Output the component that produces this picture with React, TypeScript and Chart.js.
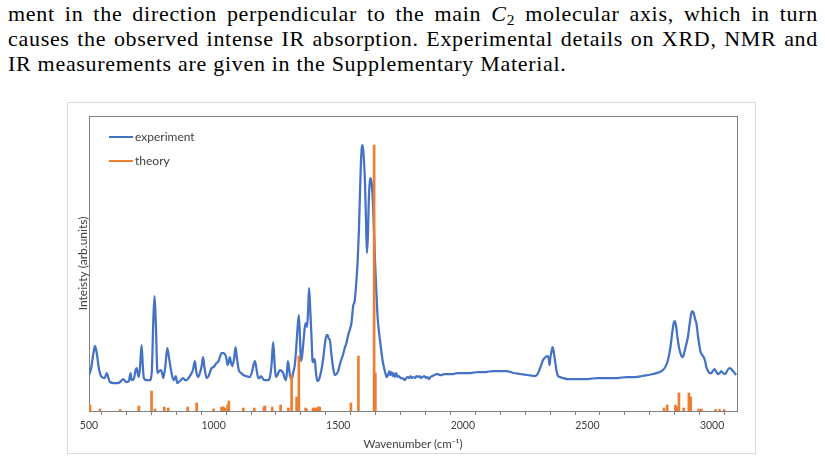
import React, { useEffect, useRef } from "react";
import { Chart, registerables } from "chart.js";

Chart.register(...registerables);

// Measured IR spectrum (wavenumber in cm^-1, intensity in arbitrary units)
const expWavenumber = [
  500, 508, 516, 524, 531, 540, 551, 563, 571, 578, 584, 600, 615, 625, 637, 645, 651, 660, 667, 671,
  680, 686, 691, 696, 700, 705, 711, 716, 720, 730, 744, 752, 758, 763, 768, 775, 782, 789, 794, 798,
  806, 814, 820, 831, 836, 841, 848, 854, 865, 878, 885, 892, 902, 912, 918, 925, 930, 938, 945, 952,
  958, 963, 972, 980, 992, 1000, 1012, 1020, 1032, 1040, 1045, 1050, 1056, 1060, 1065, 1070, 1075, 1082, 1088, 1094,
  1101, 1110, 1119, 1130, 1145, 1155, 1160, 1166, 1172, 1179, 1184, 1190, 1196, 1202, 1212, 1219, 1226, 1232, 1239, 1245,
  1250, 1258, 1266, 1273, 1279, 1285, 1290, 1294, 1298, 1303, 1309, 1315, 1319, 1325, 1330, 1336, 1342, 1347, 1350, 1355,
  1360, 1366, 1370, 1375, 1379, 1383, 1388, 1393, 1397, 1399, 1403, 1406, 1410, 1416, 1422, 1430, 1439, 1446, 1453, 1458,
  1462, 1466, 1472, 1479, 1486, 1493, 1500, 1506, 1512, 1519, 1526, 1533, 1540, 1546, 1553, 1560, 1566, 1573, 1578, 1583,
  1587, 1591, 1595, 1598, 1602, 1607, 1611, 1615, 1619, 1623, 1627, 1630, 1634, 1638, 1643, 1647, 1652, 1658, 1664, 1671,
  1677, 1683, 1688, 1694, 1700, 1705, 1708, 1714, 1718, 1722, 1727, 1733, 1738, 1744, 1750, 1756, 1762, 1767, 1773, 1779,
  1784, 1790, 1795, 1801, 1808, 1814, 1820, 1826, 1832, 1838, 1846, 1852, 1858, 1864, 1870, 1878, 1886, 1894, 1900, 1908,
  1915, 1925, 1940, 1960, 1980, 2001, 2030, 2060, 2090, 2120, 2150, 2175, 2202, 2230, 2260, 2289, 2300, 2310, 2322, 2332,
  2340, 2345, 2348, 2351, 2356, 2360, 2364, 2370, 2376, 2382, 2389, 2400, 2420, 2442, 2470, 2500, 2540, 2580, 2620, 2656,
  2690, 2720, 2763, 2790, 2810, 2822, 2833, 2840, 2846, 2850, 2855, 2861, 2867, 2874, 2880, 2883, 2888, 2895, 2903, 2910,
  2916, 2921, 2926, 2932, 2937, 2944, 2950, 2954, 2960, 2966, 2972, 2977, 2984, 2990, 2997, 3003, 3010, 3017, 3024, 3031,
  3037, 3044, 3050, 3056, 3062, 3070, 3077, 3083, 3090, 3097,
];
const expIntensity = [
  36, 42, 55, 65, 58, 42, 34, 33, 38, 33, 29, 28, 28, 29, 32, 30, 29, 30, 38, 31,
  32, 40, 43, 37, 34, 45, 66, 45, 33, 31, 31, 40, 90, 115, 88, 38, 40, 41, 37, 33,
  44, 63, 55, 38, 33, 31, 35, 28, 30, 33, 31, 31, 34, 38, 42, 50, 40, 34, 38, 45,
  54, 44, 33, 35, 43, 44, 48, 50, 58, 58, 57, 54, 46, 48, 54, 48, 45, 52, 64, 52,
  41, 38, 36, 35, 34, 40, 46, 50, 42, 33, 33, 35, 33, 31, 31, 31, 34, 45, 69, 46,
  34, 37, 41, 40, 38, 33, 31, 38, 50, 42, 33, 33, 38, 45, 58, 80, 96, 70, 50, 55,
  68, 84, 88, 84, 100, 123, 100, 73, 50, 49, 52, 51, 40, 30, 31, 38, 51, 66, 76, 76,
  72, 72, 58, 44, 36, 37, 40, 46, 51, 56, 63, 68, 76, 81, 88, 105, 110, 130, 150, 181,
  215, 248, 264, 266, 255, 231, 195, 158, 175, 214, 230, 233, 228, 214, 185, 154, 125, 94, 78, 64,
  52, 44, 39, 34, 36, 40, 36, 39, 35, 38, 34, 38, 34, 35, 33, 33, 32, 31, 33, 34,
  33, 35, 33, 34, 33, 35, 34, 35, 33, 34, 35, 33, 34, 32, 34, 35, 36, 37, 37, 36,
  36, 37, 37, 37, 38, 38, 38, 39, 39, 40, 40, 40, 38, 37, 36, 35, 37, 43, 51, 54,
  55, 52, 46, 53, 60, 64, 60, 50, 40, 35, 34, 33, 32, 32, 32, 32, 33, 33, 33, 34,
  34, 35, 37, 39, 43, 50, 64, 78, 88, 90, 86, 74, 64, 57, 54, 54, 58, 65, 74, 87,
  97, 100, 98, 92, 88, 74, 64, 59, 56, 54, 50, 44, 40, 38, 38, 40, 42, 39, 37, 38,
  40, 38, 37, 38, 41, 43, 42, 40, 38, 36,
];

// Calculated vibrational lines (stick spectrum)
const calcWavenumber = [
  504, 544, 625, 700, 751, 765, 802, 818, 896, 932, 1000, 1032, 1039, 1045, 1056, 1061, 1119, 1163, 1202, 1206,
  1235, 1269, 1300, 1313, 1333, 1342, 1369, 1373, 1399, 1406, 1413, 1420, 1426, 1551, 1581, 1644, 1649,
  2807, 2820, 2853, 2859, 2867, 2886, 2907, 2914, 2946, 2957, 3014, 3030, 3048,
];
const calcIntensity = [
  6, 2, 1.5, 5, 20, 2, 4, 3, 4, 8, 2, 4, 4, 3, 6, 10, 3, 3, 4, 5,
  4, 6, 3, 36, 14, 55, 3, 2, 3, 3, 3, 4, 4, 8, 55, 266, 38,
  3, 6, 6, 4, 18, 3, 18, 14, 2, 2, 1.5, 1.5, 1.5,
];

const seriesLabels = ["experiment", "theory"];
const seriesColors = ["#4472C4", "#ED7D31"];

const xMin = 500;
const xMax = 3100;
const xStep = 100;
const xLabelEvery = 500;
const yMax = 295;

const xTitle = "Wavenumber (cm\u207B\u00B9)";
const yTitle = "Inteisty (arb.units)";

const axisColor = "#808080";
const textColor = "#404040";
const uiFont = "Lato, 'Open Sans', sans-serif";

// Outline around the plotting area
const plotBoxPlugin = {
  id: "plotBox",
  beforeDatasetsDraw(chart: any) {
    const { ctx, chartArea } = chart;
    ctx.save();
    ctx.strokeStyle = axisColor;
    ctx.lineWidth = 1;
    ctx.strokeRect(
      Math.round(chartArea.left) + 0.5,
      Math.round(chartArea.top) + 0.5,
      Math.round(chartArea.right - chartArea.left),
      Math.round(chartArea.bottom - chartArea.top)
    );
    ctx.restore();
  },
};

// Line-sample legend in the upper-left corner of the plot
const insetLegendPlugin = {
  id: "insetLegend",
  afterDraw(chart: any) {
    const { ctx, chartArea } = chart;
    ctx.save();
    ctx.font = `12px ${uiFont}`;
    ctx.textBaseline = "middle";
    chart.data.datasets.forEach((ds: any, i: number) => {
      const y = chartArea.top + 21 + i * 24;
      const x0 = chartArea.left + 20;
      ctx.strokeStyle = ds.legendColor;
      ctx.lineWidth = 2;
      ctx.beginPath();
      ctx.moveTo(x0, y);
      ctx.lineTo(x0 + 24, y);
      ctx.stroke();
      ctx.fillStyle = textColor;
      ctx.fillText(ds.label, x0 + 26, y);
    });
    ctx.restore();
  },
};

function SpectrumChart() {
  const canvasRef = useRef<HTMLCanvasElement>(null);

  useEffect(() => {
    const canvas = canvasRef.current;
    if (!canvas) return;
    const chart = new Chart(canvas, {
      type: "line",
      data: {
        datasets: [
          {
            type: "line",
            label: seriesLabels[0],
            legendColor: seriesColors[0],
            data: expWavenumber.map((x, i) => ({ x, y: expIntensity[i] })),
            borderColor: seriesColors[0],
            borderWidth: 2.25,
            pointRadius: 0,
            cubicInterpolationMode: "monotone",
            order: 1,
          } as any,
          {
            type: "bar",
            label: seriesLabels[1],
            legendColor: seriesColors[1],
            data: calcWavenumber.map((x, i) => ({ x, y: calcIntensity[i] })),
            backgroundColor: seriesColors[1],
            borderWidth: 0,
            barThickness: 2,
            order: 0,
          } as any,
        ],
      },
      options: {
        animation: false,
        responsive: false,
        maintainAspectRatio: false,
        devicePixelRatio: 1,
        layout: { padding: { top: 13, right: 18, bottom: 0, left: 0 } },
        plugins: {
          legend: { display: false },
          tooltip: { enabled: false },
        },
        scales: {
          x: {
            type: "linear",
            min: xMin,
            max: xMax,
            offset: false,
            afterFit: (scale: any) => {
              scale.height = 42;
            },
            grid: {
              display: true,
              drawOnChartArea: false,
              drawTicks: true,
              tickLength: 4,
              color: axisColor,
            },
            border: { display: true, color: axisColor },
            ticks: {
              stepSize: xStep,
              autoSkip: false,
              maxRotation: 0,
              padding: 4,
              color: textColor,
              font: { family: uiFont, size: 10.5 },
              callback: (v: any) => (Number(v) % xLabelEvery === 0 ? String(v) : ""),
            },
            title: {
              display: true,
              text: xTitle,
              color: textColor,
              font: { family: uiFont, size: 11.5 },
              padding: { top: 0, bottom: 2 },
            },
          },
          y: {
            type: "linear",
            min: 0,
            max: yMax,
            afterFit: (scale: any) => {
              scale.width = 21;
            },
            grid: { display: false },
            border: { display: false },
            ticks: { display: false },
            title: {
              display: true,
              text: yTitle,
              color: textColor,
              font: { family: uiFont, size: 12 },
              padding: { top: 8, bottom: 0 },
            },
          },
        },
      } as any,
      plugins: [plotBoxPlugin, insetLegendPlugin],
    });
    return () => chart.destroy();
  }, []);

  return <canvas ref={canvasRef} width={687} height={350} style={{ display: "block" }} />;
}

const lineBase: React.CSSProperties = {
  whiteSpace: "nowrap",
  textAlign: "justify",
};

export default function App() {
  return (
    <>
      <div
        style={{
          position: "absolute",
          left: 8,
          top: 1,
          width: 810,
          fontFamily: "'Liberation Serif', 'DejaVu Serif', serif",
          fontSize: 22,
          lineHeight: "25px",
          letterSpacing: 0.7,
          color: "#000",
        }}
      >
        <div style={{ ...lineBase, textAlignLast: "justify" }}>
          ment in the direction perpendicular to the main <i>C</i>
          <sub style={{ fontSize: "0.7em", lineHeight: 0, verticalAlign: "-0.25em" }}>2</sub> molecular axis, which in turn
        </div>
        <div style={{ ...lineBase, textAlignLast: "justify" }}>
          causes the observed intense IR absorption. Experimental details on XRD, NMR and
        </div>
        <div style={{ ...lineBase, textAlign: "left" }}>
          IR measurements are given in the Supplementary Material.
        </div>
      </div>
      <div
        style={{
          position: "absolute",
          left: 67,
          top: 102,
          width: 689,
          height: 352,
          boxSizing: "border-box",
          border: "1px solid #d9d9d9",
          background: "#fff",
        }}
      >
        <SpectrumChart />
      </div>
    </>
  );
}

****************

**Short problem**: Repeat the listing above from its first line through the line that contains "Chart.register(...registerables);", both included, and nothing more. Drop the pictures.

**Finished exercise**:
Output the component that produces this picture with React, TypeScript and Chart.js.
import React, { useEffect, useRef } from "react";
import { Chart, registerables } from "chart.js";

Chart.register(...registerables);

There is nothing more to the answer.